LCCC support provided Tim with a more equitable campus setting, but it’s clear his determination and drive comes from within. He says that to simply “live normally” he needs to work harder than most others. But that never slowed him down, it’s done the opposite.

“Tim is very driven,” Robin said. “He has been told multiple times by multiple people that he would not be able to do things in life, whether it be write, drive a car, build with Legos or play a particular Nintendo game. Once you tell Tim he can’t do something, he generally finds a way to do it. Maybe it’s not the conventional way, but he does find a way to do it.”

In May 2024, Tim will do what some doubted he would. He will graduate from LCCC with an associate of science in data and analytics. After that, Tim plans to enroll in LCCC’s University Partnership to earn his bachelor’s degree from Western Governors University. He’s also working with a job specialist to start his career in data analytics and hopes to work in the sports industry one day.

“Data puts another whole different perspective into the world,” he said, “I’m good, analytically speaking. I love how numbers shape the world.”

Robin said Tim’s three years at LCCC have been transformational for them both. She used to be involved in every part of his campus life, from making phone calls on his behalf to checking in with professors. Now, he’s doing it all. Including impacting others.

“He’s touched more people’s lives than you can imagine,” she said. “And he’s had some good people in his life who have stuck around him.”
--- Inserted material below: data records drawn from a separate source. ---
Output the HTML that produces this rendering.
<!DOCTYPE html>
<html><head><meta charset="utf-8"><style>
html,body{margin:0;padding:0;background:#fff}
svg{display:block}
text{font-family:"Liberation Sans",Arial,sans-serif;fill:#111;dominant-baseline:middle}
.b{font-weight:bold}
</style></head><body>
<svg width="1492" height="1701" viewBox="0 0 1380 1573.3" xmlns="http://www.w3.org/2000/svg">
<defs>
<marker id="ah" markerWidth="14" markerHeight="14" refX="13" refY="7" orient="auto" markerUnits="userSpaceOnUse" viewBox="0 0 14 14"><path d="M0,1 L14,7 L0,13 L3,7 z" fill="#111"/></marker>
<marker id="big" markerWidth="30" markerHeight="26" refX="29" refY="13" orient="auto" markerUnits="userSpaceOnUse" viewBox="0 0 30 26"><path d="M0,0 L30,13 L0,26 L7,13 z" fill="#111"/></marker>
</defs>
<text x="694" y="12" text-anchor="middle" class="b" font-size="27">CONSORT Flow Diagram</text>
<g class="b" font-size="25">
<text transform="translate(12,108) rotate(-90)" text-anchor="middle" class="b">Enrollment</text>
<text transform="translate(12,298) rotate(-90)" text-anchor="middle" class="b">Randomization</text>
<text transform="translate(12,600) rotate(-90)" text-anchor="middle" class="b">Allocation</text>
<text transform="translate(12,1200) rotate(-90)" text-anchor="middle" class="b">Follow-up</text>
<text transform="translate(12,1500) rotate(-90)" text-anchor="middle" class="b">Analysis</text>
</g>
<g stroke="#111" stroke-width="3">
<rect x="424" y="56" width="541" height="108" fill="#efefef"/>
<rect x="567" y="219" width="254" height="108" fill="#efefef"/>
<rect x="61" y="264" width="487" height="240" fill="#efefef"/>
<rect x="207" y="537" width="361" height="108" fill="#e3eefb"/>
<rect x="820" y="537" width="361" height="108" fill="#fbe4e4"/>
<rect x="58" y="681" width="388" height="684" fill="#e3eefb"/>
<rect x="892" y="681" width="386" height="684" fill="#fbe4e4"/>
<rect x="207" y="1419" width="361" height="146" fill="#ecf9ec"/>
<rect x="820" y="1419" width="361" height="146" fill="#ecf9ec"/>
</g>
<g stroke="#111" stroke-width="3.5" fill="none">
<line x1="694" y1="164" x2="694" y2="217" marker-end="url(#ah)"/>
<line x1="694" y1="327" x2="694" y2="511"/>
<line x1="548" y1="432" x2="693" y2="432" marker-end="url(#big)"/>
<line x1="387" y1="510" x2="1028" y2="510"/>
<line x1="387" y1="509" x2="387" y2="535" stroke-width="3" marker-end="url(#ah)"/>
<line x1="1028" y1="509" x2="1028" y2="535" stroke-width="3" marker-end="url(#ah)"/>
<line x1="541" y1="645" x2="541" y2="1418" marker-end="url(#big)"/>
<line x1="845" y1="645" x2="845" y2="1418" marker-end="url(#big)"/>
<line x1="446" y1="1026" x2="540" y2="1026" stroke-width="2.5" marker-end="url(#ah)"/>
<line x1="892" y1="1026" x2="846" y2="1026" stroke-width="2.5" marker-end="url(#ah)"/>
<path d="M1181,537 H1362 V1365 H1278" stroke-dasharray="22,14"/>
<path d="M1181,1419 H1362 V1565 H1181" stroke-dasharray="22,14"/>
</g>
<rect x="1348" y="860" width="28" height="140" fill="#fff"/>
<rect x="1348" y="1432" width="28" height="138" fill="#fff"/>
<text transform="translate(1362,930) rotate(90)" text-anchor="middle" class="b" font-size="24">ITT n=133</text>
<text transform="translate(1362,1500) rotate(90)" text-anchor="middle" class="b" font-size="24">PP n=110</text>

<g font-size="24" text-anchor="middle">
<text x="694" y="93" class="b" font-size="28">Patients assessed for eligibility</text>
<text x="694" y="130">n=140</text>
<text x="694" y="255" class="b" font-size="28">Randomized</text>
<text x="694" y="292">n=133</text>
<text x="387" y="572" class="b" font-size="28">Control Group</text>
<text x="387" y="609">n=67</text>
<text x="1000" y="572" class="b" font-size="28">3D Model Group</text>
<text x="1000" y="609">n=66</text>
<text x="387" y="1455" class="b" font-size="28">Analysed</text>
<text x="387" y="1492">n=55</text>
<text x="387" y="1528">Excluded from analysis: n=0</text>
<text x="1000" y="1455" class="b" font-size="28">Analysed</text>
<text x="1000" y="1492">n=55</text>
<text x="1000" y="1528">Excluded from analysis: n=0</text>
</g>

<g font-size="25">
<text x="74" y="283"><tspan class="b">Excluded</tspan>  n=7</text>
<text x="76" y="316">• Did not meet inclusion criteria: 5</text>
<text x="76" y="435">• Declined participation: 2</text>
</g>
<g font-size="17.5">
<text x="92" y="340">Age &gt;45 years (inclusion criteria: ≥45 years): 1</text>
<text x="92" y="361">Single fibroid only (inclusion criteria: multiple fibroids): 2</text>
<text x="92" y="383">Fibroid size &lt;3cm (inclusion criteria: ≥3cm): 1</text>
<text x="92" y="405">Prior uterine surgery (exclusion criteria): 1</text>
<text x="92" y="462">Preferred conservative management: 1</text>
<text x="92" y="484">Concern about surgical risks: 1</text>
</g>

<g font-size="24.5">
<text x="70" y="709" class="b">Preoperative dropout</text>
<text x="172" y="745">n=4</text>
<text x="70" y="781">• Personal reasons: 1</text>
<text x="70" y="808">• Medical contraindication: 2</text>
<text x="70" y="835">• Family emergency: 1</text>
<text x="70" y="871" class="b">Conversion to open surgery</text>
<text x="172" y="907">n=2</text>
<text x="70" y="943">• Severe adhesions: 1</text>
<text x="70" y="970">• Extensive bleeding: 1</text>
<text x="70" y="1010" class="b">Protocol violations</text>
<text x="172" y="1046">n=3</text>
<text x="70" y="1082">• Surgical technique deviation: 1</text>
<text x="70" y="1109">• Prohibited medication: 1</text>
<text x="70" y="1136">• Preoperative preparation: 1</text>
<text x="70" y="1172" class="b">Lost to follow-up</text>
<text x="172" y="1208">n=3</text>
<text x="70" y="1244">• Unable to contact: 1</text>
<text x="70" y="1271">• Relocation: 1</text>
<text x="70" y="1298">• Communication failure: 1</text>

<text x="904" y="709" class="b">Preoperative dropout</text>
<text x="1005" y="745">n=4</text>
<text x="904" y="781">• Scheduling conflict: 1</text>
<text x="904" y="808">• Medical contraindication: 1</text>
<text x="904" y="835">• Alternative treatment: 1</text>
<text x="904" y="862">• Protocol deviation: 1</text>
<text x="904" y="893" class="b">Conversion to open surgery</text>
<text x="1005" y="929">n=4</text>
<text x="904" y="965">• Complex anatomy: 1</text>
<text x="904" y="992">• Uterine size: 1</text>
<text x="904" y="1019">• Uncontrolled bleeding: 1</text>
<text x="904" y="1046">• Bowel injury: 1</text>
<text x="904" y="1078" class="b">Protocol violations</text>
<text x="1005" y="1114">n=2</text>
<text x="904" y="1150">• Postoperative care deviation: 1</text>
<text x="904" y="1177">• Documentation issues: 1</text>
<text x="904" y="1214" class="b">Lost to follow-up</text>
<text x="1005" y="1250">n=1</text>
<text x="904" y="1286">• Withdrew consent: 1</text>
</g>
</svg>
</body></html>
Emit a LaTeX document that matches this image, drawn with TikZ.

No doubt those who have stuck around will be at LCCC on May 11 to watch Tim walk across the commencement stage and accept his diploma. It will be one moment in time that, for Tim, represents a lifetime of breaking down barriers, whether they were put in his way by cerebral palsy or those who doubted him. It will be a moment to recognize that he has and will continue to prove them wrong.

“I want to thank my parents for pushing me and putting me on the best possible path to success,” Tim said. “I had to overcome many obstacles to get where I am today, and I’m going to keep grinding.”


“The support and assistance at Lorain County Community College was truly top notch.”